# [2010] Any new restaurants in Nuevo Vallarta and Bucerias?



## Zib (Feb 6, 2010)

I have been searching the Mexico threads and have picked up a few restaurants.  I know about Guido's, La Laguna, Il Pescatore, Fahita Republic, Moon Star Cafe, Green Break and in Buceria's, Mark's but does anyone have any more suggestions?  Thanks


----------



## Barbeque (Feb 6, 2010)

A couple that we liked that you did not mention:
La Portena  Nuevo Vallarta_Argentinian Steak House  
Karens in Bucerias 
Napalitos in the Paradise Village mall is ok and reasonable. 

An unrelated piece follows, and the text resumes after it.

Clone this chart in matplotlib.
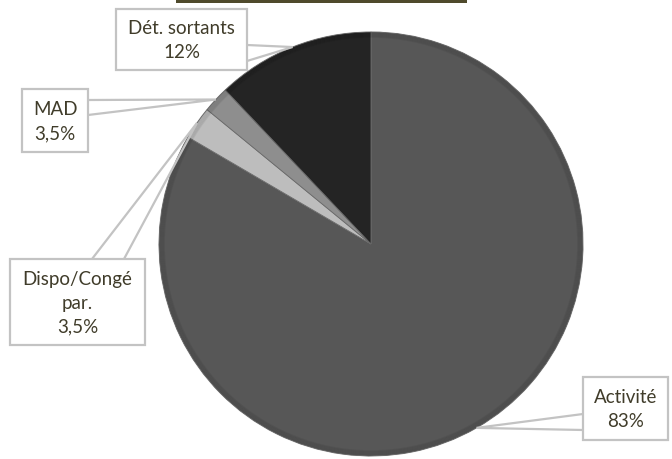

One restaurant that We felt was highly overrated on Trip Advisor  was Eddies Nopal Beach.  I gave it 3 stars on trip advisor  Probably should have been 2. Not nearly as good as Napalitos.   I think the people that like it are trying to get away from some of the higher priced hotel food at the Mayan Resorts and perhaps some from the all inclusives    It is cheaper but I would not call it good.  It was the # 1 Rated restaurant in Nuevo   which was not deserved in our opinion.


----------



## mlsmn (Feb 6, 2010)

Karens in Bucerias 
was very good


----------



## judy23 (Feb 6, 2010)

WE are in Nuervo Vallarta right now. La Portena has changed it's name to Buenos Aries steak house. La Riveria is a new place across the street from Ocean Terrace (a little south).  It is very good.The no name Cafe is good for burgers only and are in the new plaza b4 Paradise Village. Portabello at the Marina near Sea Gargen has received mixied reviews as well as Eddies. The Godfathers for Pizza is good. the New best bet in the Paradise area ia a Deli called Tutto Pronto. Great Pizza and everything fresh.. They have great grilled veggies and homemade breads and faccaccia. You can't beat it and the prices are great. Their leftovers the next day are donated to families of the dump/ That is comendable Judy


----------



## Barbeque (Feb 7, 2010)

We were told La Portena had the same owners as Rincon de Buenos Aires in the Marina (Marina Vallarta).  I had the best steak ever there a few years previously.


----------



## timesharejunkie4 (Feb 7, 2010)

While these aren't new restaurants, we have always enjoyed Adualto's Beach Club and El Dugarel in Bucerias.


----------



## Barbeque (Feb 7, 2010)

timesharejunkie4 said:


> While these aren't new restaurants, we have always enjoyed Adualto's Beach Club and El Dugarel in Bucerias.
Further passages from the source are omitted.